# Problem to solve
Return, word for word, the lines from the line holding "The picture is" through the line holding "lavender = '#9a94d4'". Include both end lines and no others.

============

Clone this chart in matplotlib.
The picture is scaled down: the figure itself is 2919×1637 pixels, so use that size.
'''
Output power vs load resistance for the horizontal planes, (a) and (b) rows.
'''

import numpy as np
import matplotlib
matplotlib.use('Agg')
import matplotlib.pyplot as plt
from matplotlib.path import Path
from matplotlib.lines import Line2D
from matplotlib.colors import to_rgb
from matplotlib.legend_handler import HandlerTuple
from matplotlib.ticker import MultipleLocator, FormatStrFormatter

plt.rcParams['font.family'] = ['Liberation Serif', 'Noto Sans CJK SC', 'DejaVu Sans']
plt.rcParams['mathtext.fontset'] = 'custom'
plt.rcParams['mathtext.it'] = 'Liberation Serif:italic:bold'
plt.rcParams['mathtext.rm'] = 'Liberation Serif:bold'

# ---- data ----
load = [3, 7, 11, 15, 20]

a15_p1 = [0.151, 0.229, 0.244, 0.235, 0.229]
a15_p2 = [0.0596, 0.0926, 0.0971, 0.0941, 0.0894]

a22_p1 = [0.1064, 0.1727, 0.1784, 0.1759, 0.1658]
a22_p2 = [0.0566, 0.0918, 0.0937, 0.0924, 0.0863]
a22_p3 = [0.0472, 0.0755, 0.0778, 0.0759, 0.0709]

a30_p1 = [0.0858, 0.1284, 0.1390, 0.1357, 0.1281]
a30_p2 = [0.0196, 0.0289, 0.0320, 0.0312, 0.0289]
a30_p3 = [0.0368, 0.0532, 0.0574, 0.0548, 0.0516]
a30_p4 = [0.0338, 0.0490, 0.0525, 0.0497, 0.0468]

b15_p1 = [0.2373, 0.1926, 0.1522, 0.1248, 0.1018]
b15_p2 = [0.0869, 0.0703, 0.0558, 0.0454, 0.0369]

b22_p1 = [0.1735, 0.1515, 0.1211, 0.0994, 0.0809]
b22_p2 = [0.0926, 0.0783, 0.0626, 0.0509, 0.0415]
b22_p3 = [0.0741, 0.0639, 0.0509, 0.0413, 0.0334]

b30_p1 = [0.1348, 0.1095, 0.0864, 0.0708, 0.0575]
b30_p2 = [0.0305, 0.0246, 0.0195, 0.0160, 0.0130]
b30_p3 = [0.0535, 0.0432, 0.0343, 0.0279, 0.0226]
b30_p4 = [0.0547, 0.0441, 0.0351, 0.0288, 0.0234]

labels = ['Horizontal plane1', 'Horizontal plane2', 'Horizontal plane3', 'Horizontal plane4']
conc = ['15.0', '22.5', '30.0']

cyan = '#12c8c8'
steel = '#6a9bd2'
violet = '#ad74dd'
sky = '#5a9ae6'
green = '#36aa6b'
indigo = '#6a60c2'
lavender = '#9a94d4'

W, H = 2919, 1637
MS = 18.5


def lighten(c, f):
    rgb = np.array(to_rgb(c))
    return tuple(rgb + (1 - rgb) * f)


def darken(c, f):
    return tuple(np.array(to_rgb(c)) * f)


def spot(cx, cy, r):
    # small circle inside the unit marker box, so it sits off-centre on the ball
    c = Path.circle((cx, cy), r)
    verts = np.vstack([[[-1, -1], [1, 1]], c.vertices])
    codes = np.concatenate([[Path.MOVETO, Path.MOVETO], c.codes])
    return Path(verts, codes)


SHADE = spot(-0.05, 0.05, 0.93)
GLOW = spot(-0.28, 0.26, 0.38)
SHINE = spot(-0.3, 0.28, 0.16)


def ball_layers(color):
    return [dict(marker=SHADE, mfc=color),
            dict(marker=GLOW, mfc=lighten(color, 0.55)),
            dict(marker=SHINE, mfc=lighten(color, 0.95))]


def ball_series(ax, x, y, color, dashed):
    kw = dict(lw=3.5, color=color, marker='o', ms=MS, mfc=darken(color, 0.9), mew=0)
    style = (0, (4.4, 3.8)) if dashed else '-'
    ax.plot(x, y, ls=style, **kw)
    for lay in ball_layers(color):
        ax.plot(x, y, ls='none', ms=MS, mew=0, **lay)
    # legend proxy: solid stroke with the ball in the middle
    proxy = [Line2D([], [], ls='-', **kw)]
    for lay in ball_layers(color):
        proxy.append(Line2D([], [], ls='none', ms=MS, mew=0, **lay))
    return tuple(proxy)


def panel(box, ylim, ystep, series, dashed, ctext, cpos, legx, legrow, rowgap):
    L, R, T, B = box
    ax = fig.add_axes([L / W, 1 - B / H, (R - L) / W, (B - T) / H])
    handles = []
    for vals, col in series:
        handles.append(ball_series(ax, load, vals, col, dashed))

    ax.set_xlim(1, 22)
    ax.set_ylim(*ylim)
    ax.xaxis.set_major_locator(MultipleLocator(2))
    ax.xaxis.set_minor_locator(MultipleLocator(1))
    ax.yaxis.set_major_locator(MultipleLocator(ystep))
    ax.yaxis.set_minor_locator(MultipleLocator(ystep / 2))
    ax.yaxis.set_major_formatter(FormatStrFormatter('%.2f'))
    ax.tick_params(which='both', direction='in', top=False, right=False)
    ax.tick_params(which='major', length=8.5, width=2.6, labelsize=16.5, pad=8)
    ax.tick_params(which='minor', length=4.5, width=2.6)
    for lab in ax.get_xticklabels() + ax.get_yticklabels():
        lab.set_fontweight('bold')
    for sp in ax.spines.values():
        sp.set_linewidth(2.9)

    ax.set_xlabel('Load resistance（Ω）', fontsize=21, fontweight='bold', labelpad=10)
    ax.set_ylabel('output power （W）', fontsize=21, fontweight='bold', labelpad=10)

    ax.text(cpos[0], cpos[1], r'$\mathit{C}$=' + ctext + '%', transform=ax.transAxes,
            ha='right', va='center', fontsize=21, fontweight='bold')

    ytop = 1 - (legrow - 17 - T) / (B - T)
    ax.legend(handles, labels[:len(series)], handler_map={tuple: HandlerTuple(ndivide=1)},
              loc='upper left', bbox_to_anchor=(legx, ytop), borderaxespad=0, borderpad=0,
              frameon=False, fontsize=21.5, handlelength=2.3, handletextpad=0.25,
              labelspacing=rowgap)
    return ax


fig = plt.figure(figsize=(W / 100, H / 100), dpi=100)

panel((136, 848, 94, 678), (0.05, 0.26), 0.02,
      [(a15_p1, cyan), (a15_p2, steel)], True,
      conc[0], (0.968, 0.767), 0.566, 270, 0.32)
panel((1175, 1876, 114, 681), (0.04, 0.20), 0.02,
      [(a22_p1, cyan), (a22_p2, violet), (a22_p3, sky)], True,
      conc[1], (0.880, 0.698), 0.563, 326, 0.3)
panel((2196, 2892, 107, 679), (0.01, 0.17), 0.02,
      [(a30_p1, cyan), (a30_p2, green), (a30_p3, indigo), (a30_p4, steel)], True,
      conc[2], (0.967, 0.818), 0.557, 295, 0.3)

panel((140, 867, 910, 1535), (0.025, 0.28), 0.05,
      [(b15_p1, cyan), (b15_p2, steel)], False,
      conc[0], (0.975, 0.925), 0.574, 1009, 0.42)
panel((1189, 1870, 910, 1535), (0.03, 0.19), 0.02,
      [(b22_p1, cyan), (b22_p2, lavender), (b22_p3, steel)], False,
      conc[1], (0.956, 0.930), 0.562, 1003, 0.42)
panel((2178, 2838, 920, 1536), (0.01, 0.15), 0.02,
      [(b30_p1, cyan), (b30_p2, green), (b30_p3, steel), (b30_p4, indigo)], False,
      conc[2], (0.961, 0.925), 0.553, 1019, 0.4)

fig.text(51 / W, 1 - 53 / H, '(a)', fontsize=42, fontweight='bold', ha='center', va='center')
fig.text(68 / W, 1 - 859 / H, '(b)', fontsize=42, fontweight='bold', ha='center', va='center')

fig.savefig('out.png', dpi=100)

============

# Answer to the exercise
The picture is scaled down: the figure itself is 2919×1637 pixels, so use that size.
'''
Output power vs load resistance for the horizontal planes, (a) and (b) rows.
'''

import numpy as np
import matplotlib
matplotlib.use('Agg')
import matplotlib.pyplot as plt
from matplotlib.path import Path
from matplotlib.lines import Line2D
from matplotlib.colors import to_rgb
from matplotlib.legend_handler import HandlerTuple
from matplotlib.ticker import MultipleLocator, FormatStrFormatter

plt.rcParams['font.family'] = ['Liberation Serif', 'Noto Sans CJK SC', 'DejaVu Sans']
plt.rcParams['mathtext.fontset'] = 'custom'
plt.rcParams['mathtext.it'] = 'Liberation Serif:italic:bold'
plt.rcParams['mathtext.rm'] = 'Liberation Serif:bold'

# ---- data ----
load = [3, 7, 11, 15, 20]

a15_p1 = [0.151, 0.229, 0.244, 0.235, 0.229]
a15_p2 = [0.0596, 0.0926, 0.0971, 0.0941, 0.0894]

a22_p1 = [0.1064, 0.1727, 0.1784, 0.1759, 0.1658]
a22_p2 = [0.0566, 0.0918, 0.0937, 0.0924, 0.0863]
a22_p3 = [0.0472, 0.0755, 0.0778, 0.0759, 0.0709]

a30_p1 = [0.0858, 0.1284, 0.1390, 0.1357, 0.1281]
a30_p2 = [0.0196, 0.0289, 0.0320, 0.0312, 0.0289]
a30_p3 = [0.0368, 0.0532, 0.0574, 0.0548, 0.0516]
a30_p4 = [0.0338, 0.0490, 0.0525, 0.0497, 0.0468]

b15_p1 = [0.2373, 0.1926, 0.1522, 0.1248, 0.1018]
b15_p2 = [0.0869, 0.0703, 0.0558, 0.0454, 0.0369]

b22_p1 = [0.1735, 0.1515, 0.1211, 0.0994, 0.0809]
b22_p2 = [0.0926, 0.0783, 0.0626, 0.0509, 0.0415]
b22_p3 = [0.0741, 0.0639, 0.0509, 0.0413, 0.0334]

b30_p1 = [0.1348, 0.1095, 0.0864, 0.0708, 0.0575]
b30_p2 = [0.0305, 0.0246, 0.0195, 0.0160, 0.0130]
b30_p3 = [0.0535, 0.0432, 0.0343, 0.0279, 0.0226]
b30_p4 = [0.0547, 0.0441, 0.0351, 0.0288, 0.0234]

labels = ['Horizontal plane1', 'Horizontal plane2', 'Horizontal plane3', 'Horizontal plane4']
conc = ['15.0', '22.5', '30.0']

cyan = '#12c8c8'
steel = '#6a9bd2'
violet = '#ad74dd'
sky = '#5a9ae6'
green = '#36aa6b'
indigo = '#6a60c2'
lavender = '#9a94d4'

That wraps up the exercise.